_What is asked_
Set down all of the data that follows word for word, without the images.
— Begin —
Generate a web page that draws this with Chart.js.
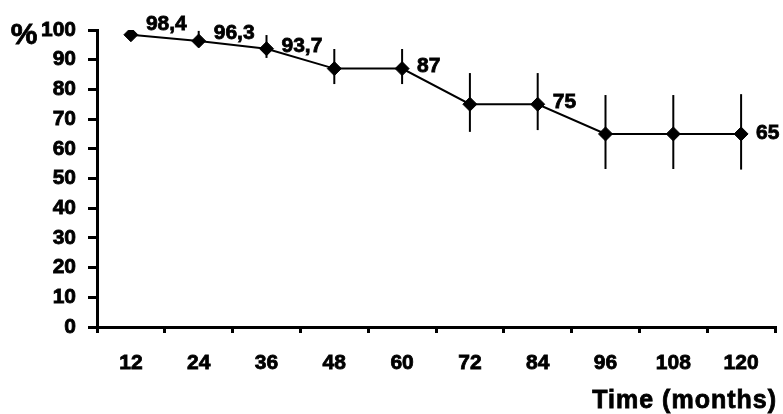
<!DOCTYPE html>
<html>
<head>
<meta charset="utf-8">
<script src="https://cdn.jsdelivr.net/npm/chart.js@4.4.1/dist/chart.umd.min.js"></script>
<style>
  html, body { margin: 0; padding: 0; background: #fff; }
  canvas { display: block; }
</style>
</head>
<body>
<canvas id="grafico" width="783" height="414"></canvas>
<script>
// data
const months = ['12', '24', '36', '48', '60', '72', '84', '96', '108', '120'];
const survival = [98.4, 96.3, 93.7, 87, 87, 75, 75, 65, 65, 65];
const errLow = [98.4, 94.3, 90.6, 81.8, 81.8, 65.7, 66.3, 53.2, 53.2, 53.0];
const errHigh = [98.4, 99.7, 98.3, 93.6, 93.6, 85.5, 85.5, 78.1, 78.1, 78.4];
const pointLabels = ['98,4', '96,3', '93,7', null, '87', null, '75', null, null, '65'];
const yTicks = [0, 10, 20, 30, 40, 50, 60, 70, 80, 90, 100];

const FONT = '"Liberation Sans", Arial, sans-serif';

// bold text with a thin outline, the scan looks heavier than plain bold
function heavyText(ctx, txt, x, y) {
  ctx.fillText(txt, x, y);
  ctx.strokeText(txt, x, y);
}

// error bars, drawn under the markers
const errorBars = {
  id: 'errorBars',
  beforeDatasetsDraw(chart) {
    const { ctx, scales } = chart;
    const meta = chart.getDatasetMeta(0);
    ctx.save();
    ctx.strokeStyle = '#000';
    ctx.lineWidth = 2;
    meta.data.forEach((pt, i) => {
      if (errHigh[i] === errLow[i]) return;
      ctx.beginPath();
      ctx.moveTo(pt.x, scales.y.getPixelForValue(errHigh[i]));
      ctx.lineTo(pt.x, scales.y.getPixelForValue(errLow[i]));
      ctx.stroke();
    });
    ctx.restore();
  }
};

// value labels next to some points
const valueLabels = {
  id: 'valueLabels',
  afterDatasetsDraw(chart, args, opts) {
    const { ctx } = chart;
    const meta = chart.getDatasetMeta(0);
    ctx.save();
    ctx.fillStyle = '#000';
    ctx.strokeStyle = '#000';
    ctx.lineWidth = 0.8;
    ctx.font = 'bold 21px ' + FONT;
    ctx.textAlign = 'left';
    ctx.textBaseline = 'middle';
    meta.data.forEach((pt, i) => {
      if (!pointLabels[i]) return;
      heavyText(ctx, pointLabels[i], pt.x + opts.dx, pt.y + opts.dy[i]);
    });
    ctx.restore();
  }
};

// "%" and "Time (months)"
const axisTexts = {
  id: 'axisTexts',
  afterDraw(chart) {
    const { ctx, chartArea } = chart;
    ctx.save();
    ctx.fillStyle = '#000';
    ctx.strokeStyle = '#000';
    ctx.lineWidth = 0.8;
    ctx.textBaseline = 'middle';
    ctx.font = 'bold 30px ' + FONT;
    ctx.textAlign = 'center';
    heavyText(ctx, '%', 24, chartArea.top + 6);
    ctx.font = 'bold 25px ' + FONT;
    ctx.letterSpacing = '1px';
    ctx.textAlign = 'right';
    heavyText(ctx, 'Time (months)', chartArea.right + 2, 401);
    ctx.restore();
  }
};

new Chart(document.getElementById('grafico'), {
  type: 'line',
  data: {
    labels: months,
    datasets: [{
      data: survival,
      borderColor: '#000',
      borderWidth: 2,
      tension: 0,
      pointStyle: 'rectRot',
      pointRadius: 7,
      pointBackgroundColor: '#000',
      pointBorderColor: '#000',
      pointBorderWidth: 1,
      fill: false
    }]
  },
  options: {
    responsive: false,
    animation: false,
    devicePixelRatio: 1,
    layout: { padding: { top: 30, right: 7, left: 0, bottom: 0 } },
    plugins: {
      legend: { display: false },
      tooltip: { enabled: false },
      valueLabels: { dx: 15, dy: [-11, -8, -3, 0, -2, 0, -2, 0, 0, -1] }
    },
    scales: {
      x: {
        type: 'category',
        offset: true,
        grid: {
          offset: true,
          drawOnChartArea: false,
          drawTicks: true,
          tickLength: 6,
          lineWidth: 3,
          color: '#000'
        },
        border: { display: true, width: 3, color: '#000' },
        ticks: {
          color: '#000',
          padding: 18,
          maxRotation: 0,
          textStrokeColor: '#000',
          textStrokeWidth: 0.8,
          font: { family: FONT, size: 21, weight: 'bold' }
        },
        afterFit(scale) { scale.height = 87; }
      },
      y: {
        min: 0,
        max: 100,
        afterBuildTicks(scale) { scale.ticks = yTicks.map(v => ({ value: v })); },
        grid: {
          drawOnChartArea: false,
          drawTicks: true,
          tickLength: 9,
          lineWidth: 3,
          color: '#000'
        },
        border: { display: true, width: 3, color: '#000' },
        ticks: {
          color: '#000',
          padding: 12,
          textStrokeColor: '#000',
          textStrokeWidth: 0.8,
          font: { family: FONT, size: 21, weight: 'bold' }
        },
        afterFit(scale) { scale.width = 97; }
      }
    }
  },
  plugins: [errorBars, valueLabels, axisTexts]
});
</script>
</body>
</html>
— End —
_Solution for this problem_
Generate a web page that draws this with Chart.js.
<!DOCTYPE html>
<html>
<head>
<meta charset="utf-8">
<script src="https://cdn.jsdelivr.net/npm/chart.js@4.4.1/dist/chart.umd.min.js"></script>
<style>
  html, body { margin: 0; padding: 0; background: #fff; }
  canvas { display: block; }
</style>
</head>
<body>
<canvas id="grafico" width="783" height="414"></canvas>
<script>
// data
const months = ['12', '24', '36', '48', '60', '72', '84', '96', '108', '120'];
const survival = [98.4, 96.3, 93.7, 87, 87, 75, 75, 65, 65, 65];
const errLow = [98.4, 94.3, 90.6, 81.8, 81.8, 65.7, 66.3, 53.2, 53.2, 53.0];
const errHigh = [98.4, 99.7, 98.3, 93.6, 93.6, 85.5, 85.5, 78.1, 78.1, 78.4];
const pointLabels = ['98,4', '96,3', '93,7', null, '87', null, '75', null, null, '65'];
const yTicks = [0, 10, 20, 30, 40, 50, 60, 70, 80, 90, 100];

const FONT = '"Liberation Sans", Arial, sans-serif';

// bold text with a thin outline, the scan looks heavier than plain bold
function heavyText(ctx, txt, x, y) {
  ctx.fillText(txt, x, y);
  ctx.strokeText(txt, x, y);
}

// error bars, drawn under the markers
const errorBars = {
  id: 'errorBars',
  beforeDatasetsDraw(chart) {
    const { ctx, scales } = chart;
    const meta = chart.getDatasetMeta(0);
    ctx.save();
    ctx.strokeStyle = '#000';
    ctx.lineWidth = 2;
    meta.data.forEach((pt, i) => {
      if (errHigh[i] === errLow[i]) return;
      ctx.beginPath();
      ctx.moveTo(pt.x, scales.y.getPixelForValue(errHigh[i]));
      ctx.lineTo(pt.x, scales.y.getPixelForValue(errLow[i]));
      ctx.stroke();
    });
    ctx.restore();
  }
};

// value labels next to some points
const valueLabels = {
  id: 'valueLabels',
  afterDatasetsDraw(chart, args, opts) {
    const { ctx } = chart;
    const meta = chart.getDatasetMeta(0);
    ctx.save();
    ctx.fillStyle = '#000';
    ctx.strokeStyle = '#000';
    ctx.lineWidth = 0.8;
    ctx.font = 'bold 21px ' + FONT;
    ctx.textAlign = 'left';
    ctx.textBaseline = 'middle';
    meta.data.forEach((pt, i) => {
      if (!pointLabels[i]) return;
      heavyText(ctx, pointLabels[i], pt.x + opts.dx, pt.y + opts.dy[i]);
    });
    ctx.restore();
  }
};

// "%" and "Time (months)"
const axisTexts = {
  id: 'axisTexts',
  afterDraw(chart) {
    const { ctx, chartArea } = chart;
    ctx.save();
    ctx.fillStyle = '#000';
    ctx.strokeStyle = '#000';
    ctx.lineWidth = 0.8;
    ctx.textBaseline = 'middle';
    ctx.font = 'bold 30px ' + FONT;
    ctx.textAlign = 'center';
    heavyText(ctx, '%', 24, chartArea.top + 6);
    ctx.font = 'bold 25px ' + FONT;
    ctx.letterSpacing = '1px';
    ctx.textAlign = 'right';
    heavyText(ctx, 'Time (months)', chartArea.right + 2, 401);
    ctx.restore();
  }
};

new Chart(document.getElementById('grafico'), {
  type: 'line',
  data: {
    labels: months,
    datasets: [{
      data: survival,
      borderColor: '#000',
      borderWidth: 2,
      tension: 0,
      pointStyle: 'rectRot',
      pointRadius: 7,
      pointBackgroundColor: '#000',
      pointBorderColor: '#000',
      pointBorderWidth: 1,
      fill: false
    }]
  },
  options: {
    responsive: false,
    animation: false,
    devicePixelRatio: 1,
    layout: { padding: { top: 30, right: 7, left: 0, bottom: 0 } },
    plugins: {
      legend: { display: false },
      tooltip: { enabled: false },
      valueLabels: { dx: 15, dy: [-11, -8, -3, 0, -2, 0, -2, 0, 0, -1] }
    },
    scales: {
      x: {
        type: 'category',
        offset: true,
        grid: {
          offset: true,
          drawOnChartArea: false,
          drawTicks: true,
          tickLength: 6,
          lineWidth: 3,
          color: '#000'
        },
        border: { display: true, width: 3, color: '#000' },
        ticks: {
          color: '#000',
          padding: 18,
          maxRotation: 0,
          textStrokeColor: '#000',
          textStrokeWidth: 0.8,
          font: { family: FONT, size: 21, weight: 'bold' }
        },
        afterFit(scale) { scale.height = 87; }
      },
      y: {
        min: 0,
        max: 100,
        afterBuildTicks(scale) { scale.ticks = yTicks.map(v => ({ value: v })); },
        grid: {
          drawOnChartArea: false,
          drawTicks: true,
          tickLength: 9,
          lineWidth: 3,
          color: '#000'
        },
        border: { display: true, width: 3, color: '#000' },
        ticks: {
          color: '#000',
          padding: 12,
          textStrokeColor: '#000',
          textStrokeWidth: 0.8,
          font: { family: FONT, size: 21, weight: 'bold' }
        },
        afterFit(scale) { scale.width = 97; }
      }
    }
  },
  plugins: [errorBars, valueLabels, axisTexts]
});
</script>
</body>
</html>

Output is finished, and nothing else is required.